[Source code of charts]
^^^^

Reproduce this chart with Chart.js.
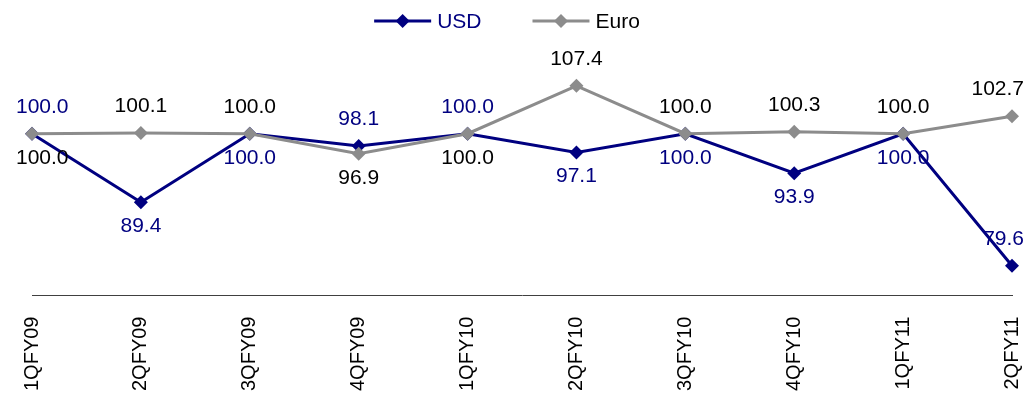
<!DOCTYPE html>
<html>
<head>
<meta charset="utf-8">
<script src="https://cdn.jsdelivr.net/npm/chart.js@4.4.1/dist/chart.umd.min.js"></script>
<style>
    html, body { margin: 0; padding: 0; background: #fff; }
    #wrap { width: 1036px; height: 394px; position: relative; }
</style>
</head>
<body>
<div id="wrap"><canvas id="fxChart"></canvas></div>
<script>
    // Quarter labels
    const quarters = ['1QFY09', '2QFY09', '3QFY09', '4QFY09', '1QFY10', '2QFY10', '3QFY10', '4QFY10', '1QFY11', '2QFY11'];

    // Index values
    const usdValues = [100.0, 89.4, 100.0, 98.1, 100.0, 97.1, 100.0, 93.9, 100.0, 79.6];
    const euroValues = [100.0, 100.1, 100.0, 96.9, 100.0, 107.4, 100.0, 100.3, 100.0, 102.7];

    // Where each data label sits relative to its point
    const usdLabelPos = ['above', 'below', 'below', 'above', 'above', 'below', 'below', 'below', 'below', 'above'];
    const euroLabelPos = ['below', 'above', 'above', 'below', 'below', 'above', 'above', 'above', 'above', 'above'];

    const NAVY = '#000080';
    const GREY = '#8c8c8c';
    const FONT = '"Liberation Sans", Arial, sans-serif';

    /**
     * Value labels next to each point
     */
    const pointLabels = {
        id: 'pointLabels',
        afterDatasetsDraw(chart) {
            const ctx = chart.ctx;
            ctx.save();
            ctx.font = '21px ' + FONT;
            ctx.textAlign = 'center';
            ctx.textBaseline = 'middle';
            chart.data.datasets.forEach((ds, di) => {
                const meta = chart.getDatasetMeta(di);
                meta.data.forEach((pt, i) => {
                    const txt = ds.data[i].toFixed(1);
                    const w = ctx.measureText(txt).width;
                    let x = Math.min(Math.max(pt.x, 16 + w / 2), 1024 - w / 2);
                    const y = ds.labelPos[i] === 'above' ? pt.y - 27 : pt.y + 24;
                    ctx.fillStyle = ds.labelColor;
                    ctx.fillText(txt, x, y);
                });
            });
            ctx.restore();
        }
    };

    /**
     * Legend: line with a diamond marker, like the original
     */
    const lineLegend = {
        id: 'lineLegend',
        afterDraw(chart) {
            const ctx = chart.ctx;
            ctx.save();
            ctx.font = '21px ' + FONT;
            ctx.textBaseline = 'middle';
            const lineLen = 57, gap = 6, spacing = 51, y = 21;
            const items = [
                { text: 'USD', color: NAVY, textColor: NAVY },
                { text: 'Euro', color: GREY, textColor: '#000' }
            ];
            let total = 0;
            items.forEach((it, i) => {
                it.w = ctx.measureText(it.text).width;
                total += lineLen + gap + it.w + (i ? spacing : 0);
            });
            let x = 507 - total / 2;
            items.forEach(it => {
                ctx.strokeStyle = it.color;
                ctx.lineWidth = 3;
                ctx.beginPath();
                ctx.moveTo(x, y);
                ctx.lineTo(x + lineLen, y);
                ctx.stroke();
                const cx = x + lineLen / 2;
                ctx.fillStyle = it.color;
                ctx.beginPath();
                ctx.moveTo(cx, y - 7);
                ctx.lineTo(cx + 7, y);
                ctx.lineTo(cx, y + 7);
                ctx.lineTo(cx - 7, y);
                ctx.closePath();
                ctx.fill();
                ctx.fillStyle = it.textColor;
                ctx.fillText(it.text, x + lineLen + gap, y + 1);
                x += lineLen + gap + it.w + spacing;
            });
            ctx.restore();
        }
    };

    new Chart(document.getElementById('fxChart'), {
        type: 'line',
        data: {
            labels: quarters,
            datasets: [{
                label: 'USD',
                data: usdValues,
                borderColor: NAVY,
                backgroundColor: NAVY,
                borderWidth: 3,
                pointStyle: 'rectRot',
                pointRadius: 7,
                pointBorderWidth: 0,
                labelPos: usdLabelPos,
                labelColor: NAVY,
                order: 1
            }, {
                label: 'Euro',
                data: euroValues,
                borderColor: GREY,
                backgroundColor: GREY,
                borderWidth: 3,
                pointStyle: 'rectRot',
                pointRadius: 7,
                pointBorderWidth: 0,
                labelPos: euroLabelPos,
                labelColor: '#000',
                order: 0
            }]
        },
        options: {
            responsive: true,
            maintainAspectRatio: false,
            animation: false,
            layout: {
                padding: { top: 69, left: 32, right: 24, bottom: -18 }
            },
            plugins: {
                legend: { display: false },
                tooltip: { enabled: false }
            },
            scales: {
                x: {
                    offset: false,
                    grid: { display: false, drawTicks: false },
                    border: { display: true, color: '#404040', width: 1 },
                    afterFit: function(scale) {
                        // let the plot run to the padding edges
                        scale.paddingLeft = 0;
                        scale.paddingRight = 0;
                    },
                    ticks: {
                        color: '#000',
                        font: { family: FONT, size: 20 },
                        minRotation: 90,
                        maxRotation: 90,
                        padding: 21,
                        autoSkip: false
                    }
                },
                y: {
                    display: false,
                    min: 75,
                    max: 110
                }
            }
        },
        plugins: [pointLabels, lineLegend]
    });
</script>
</body>
</html>
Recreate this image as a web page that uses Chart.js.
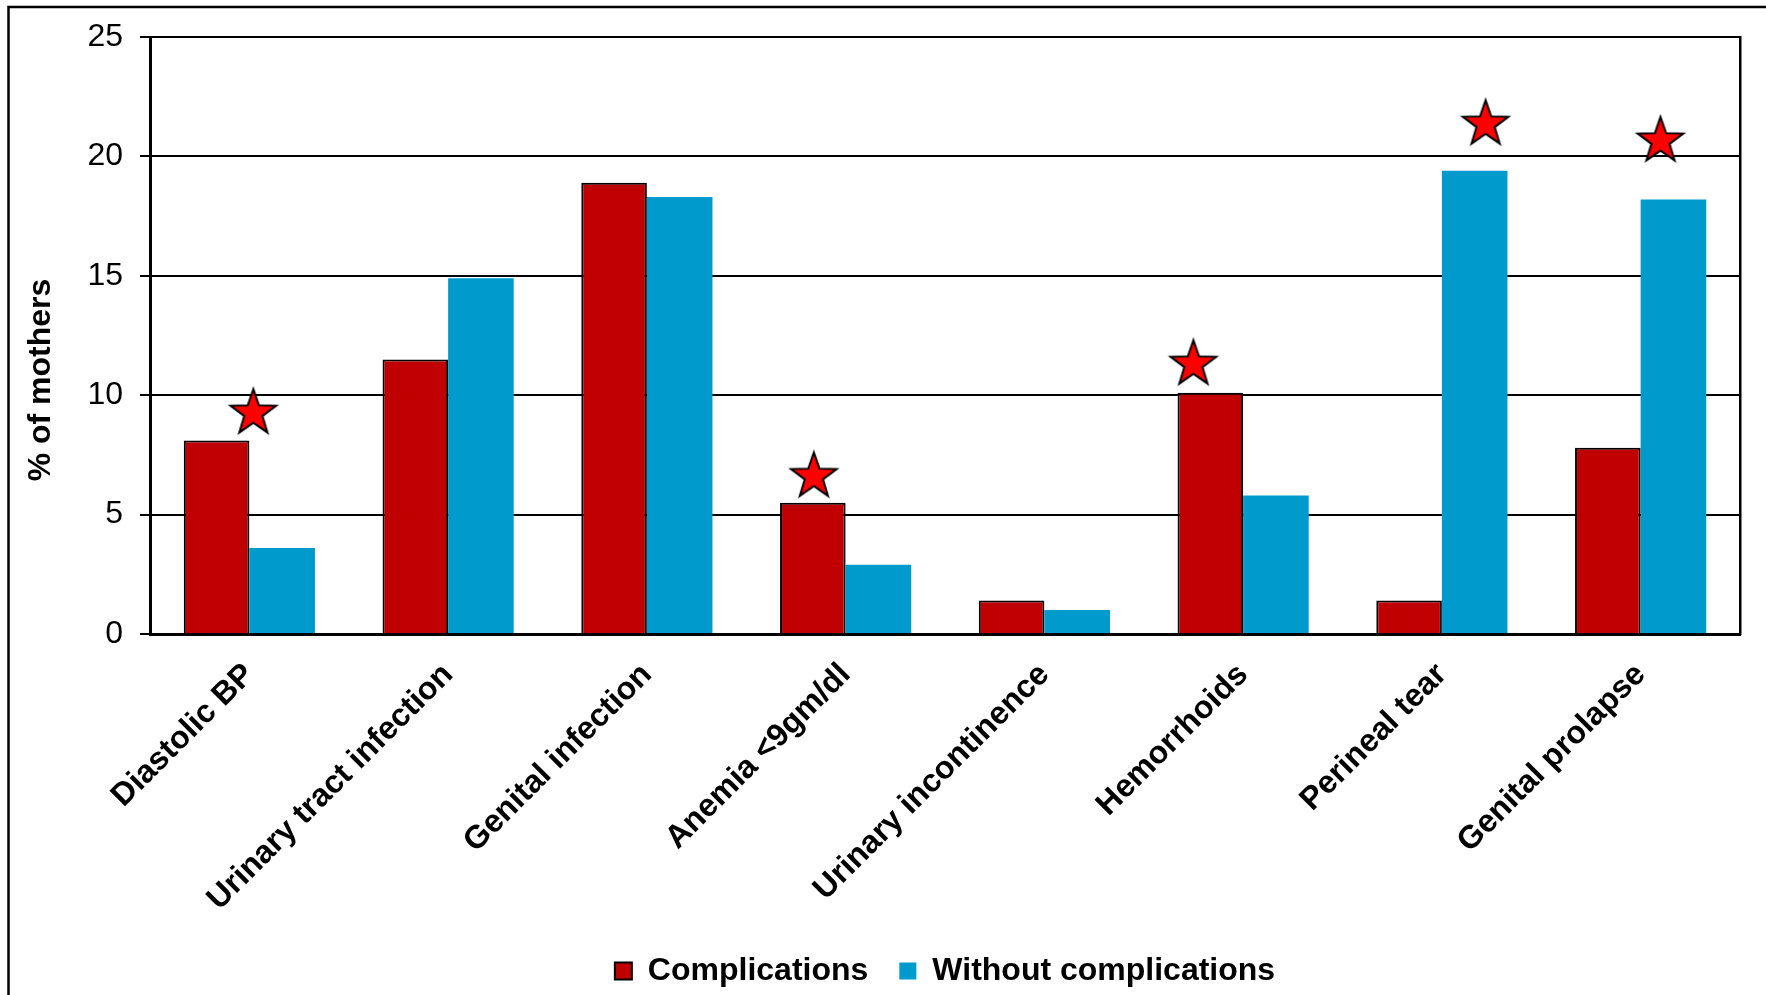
<!DOCTYPE html>
<html>
<head>
<meta charset="utf-8">
<script src="https://cdn.jsdelivr.net/npm/chart.js@4/dist/chart.umd.min.js"></script>
<style>
  html, body { margin: 0; padding: 0; background: #fff; }
  #wrap { position: relative; width: 1766px; height: 995px; }
</style>
</head>
<body>
<div id="wrap"><canvas id="chart"></canvas></div>
<script>
// Complication categories and the share of mothers (%) in each group
const categories = [
  'Diastolic BP',
  'Urinary tract infection',
  'Genital infection',
  'Anemia <9gm/dl',
  'Urinary incontinence',
  'Hemorrhoids',
  'Perineal tear',
  'Genital prolapse'
];
const complications = [8.1, 11.5, 18.9, 5.5, 1.4, 10.1, 1.4, 7.8];
const withoutComplications = [3.6, 14.9, 18.3, 2.9, 1.0, 5.8, 19.4, 18.2];

// Significance markers: position along the category axis (index units) and height (%)
const starIndex = [0.02, 2.84, 4.75, 6.22, 7.10];
const starValue = [9.25, 6.6, 11.3, 21.35, 20.65];

const yTicks = [0, 5, 10, 15, 20, 25];
const yTitle = '% of mothers';

const FONT = "'Liberation Sans', Arial, Helvetica, sans-serif";

// Five-pointed star used as the marker image
function makeStar(R) {
  const pad = 3;
  const size = Math.ceil(2 * R + 2 * pad);
  const c = document.createElement('canvas');
  c.width = size; c.height = size;
  const ctx = c.getContext('2d');
  const cx = size / 2, cy = size / 2, r = R * 0.40;
  ctx.beginPath();
  for (let i = 0; i < 10; i++) {
    const rad = i % 2 === 0 ? R : r;
    const a = -Math.PI / 2 + i * Math.PI / 5;
    const px = cx + rad * Math.cos(a), py = cy + rad * Math.sin(a);
    if (i === 0) ctx.moveTo(px, py); else ctx.lineTo(px, py);
  }
  ctx.closePath();
  ctx.fillStyle = '#FF0000';
  ctx.fill();
  ctx.lineWidth = 2;
  ctx.lineJoin = 'miter';
  ctx.strokeStyle = '#000';
  ctx.stroke();
  return c;
}
const starImg = makeStar(24);

// Outer frame, white background and rotated value-axis title
const decor = {
  id: 'decor',
  beforeDraw(chart) {
    const ctx = chart.ctx;
    ctx.save();
    ctx.fillStyle = '#fff';
    ctx.fillRect(0, 0, chart.width, chart.height);
    ctx.restore();
  },
  afterDraw(chart) {
    const ctx = chart.ctx;
    ctx.save();
    ctx.strokeStyle = '#000';
    ctx.lineWidth = 2.5;
    ctx.beginPath();
    ctx.moveTo(8.5, chart.height + 5);
    ctx.lineTo(8.5, 7);
    ctx.lineTo(chart.width + 5, 7);
    ctx.stroke();

    ctx.translate(41, 380);
    ctx.rotate(-Math.PI / 2);
    ctx.fillStyle = '#000';
    ctx.font = "bold 32px " + FONT;
    ctx.textAlign = 'center';
    ctx.textBaseline = 'middle';
    ctx.fillText(yTitle, 0, 0);
    ctx.restore();
  }
};

new Chart(document.getElementById('chart'), {
  type: 'bar',
  data: {
    labels: categories,
    datasets: [
      {
        label: 'Complications',
        data: complications,
        backgroundColor: '#C00000',
        borderColor: '#000',
        borderWidth: 2,
        categoryPercentage: 0.66,
        barPercentage: 1.0,
        order: 2
      },
      {
        label: 'Without complications',
        data: withoutComplications,
        backgroundColor: '#009ACD',
        borderWidth: 0,
        categoryPercentage: 0.66,
        barPercentage: 1.0,
        order: 2
      },
      {
        // stars share the category axis; fractional x places them over a bar
        type: 'line',
        label: 'significant',
        parsing: false,
        data: starIndex.map((x, i) => ({ x: x, y: starValue[i] })),
        showLine: false,
        pointStyle: starImg,
        pointRadius: 24,
        order: 0
      }
    ]
  },
  options: {
    responsive: true,
    maintainAspectRatio: false,
    animation: false,
    events: [],
    layout: { padding: { left: 0, right: 26, top: 37, bottom: -2 } },
    plugins: {
      tooltip: { enabled: false },
      legend: {
        position: 'bottom',
        fullSize: false,
        labels: {
          color: '#000',
          font: { family: FONT, size: 32, weight: 'bold' },
          boxWidth: 17,
          boxHeight: 17,
          padding: 31,
          filter: (item) => item.datasetIndex < 2
        }
      }
    },
    scales: {
      x: {
        type: 'category',
        grid: { display: false, drawTicks: false },
        border: { display: true, color: '#000', width: 3 },
        ticks: {
          color: '#000',
          font: { family: FONT, size: 32, weight: 'bold' },
          maxRotation: 45,
          minRotation: 45,
          autoSkip: false,
          padding: 22
        },
        afterFit(s) { s.height = 290; }
      },
      y: {
        min: 0,
        max: 25,
        afterBuildTicks(s) { s.ticks = yTicks.map(v => ({ value: v })); },
        ticks: {
          color: '#000',
          font: { family: FONT, size: 32 },
          padding: 17
        },
        grid: { color: '#000', lineWidth: 2, tickLength: 10, drawTicks: true },
        border: { display: true, color: '#000', width: 3 },
        afterFit(s) { s.width = 150; }
      },
      yr: {
        position: 'right',
        min: 0,
        max: 25,
        ticks: { display: false },
        grid: { drawOnChartArea: false, drawTicks: false },
        border: { display: true, color: '#000', width: 2.5 },
        afterFit(s) { s.width = 0; }
      }
    }
  },
  plugins: [decor]
});
</script>
</body>
</html>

^^^^

#### Brief:
Your task is to reproduce exactly the lines from the start of the data above through the line containing "100.3, 100.0, 102.7];", leaving every picture out.

#### Exercise result:
Reproduce this chart with Chart.js.
<!DOCTYPE html>
<html>
<head>
<meta charset="utf-8">
<script src="https://cdn.jsdelivr.net/npm/chart.js@4.4.1/dist/chart.umd.min.js"></script>
<style>
    html, body { margin: 0; padding: 0; background: #fff; }
    #wrap { width: 1036px; height: 394px; position: relative; }
</style>
</head>
<body>
<div id="wrap"><canvas id="fxChart"></canvas></div>
<script>
    // Quarter labels
    const quarters = ['1QFY09', '2QFY09', '3QFY09', '4QFY09', '1QFY10', '2QFY10', '3QFY10', '4QFY10', '1QFY11', '2QFY11'];

    // Index values
    const usdValues = [100.0, 89.4, 100.0, 98.1, 100.0, 97.1, 100.0, 93.9, 100.0, 79.6];
    const euroValues = [100.0, 100.1, 100.0, 96.9, 100.0, 107.4, 100.0, 100.3, 100.0, 102.7];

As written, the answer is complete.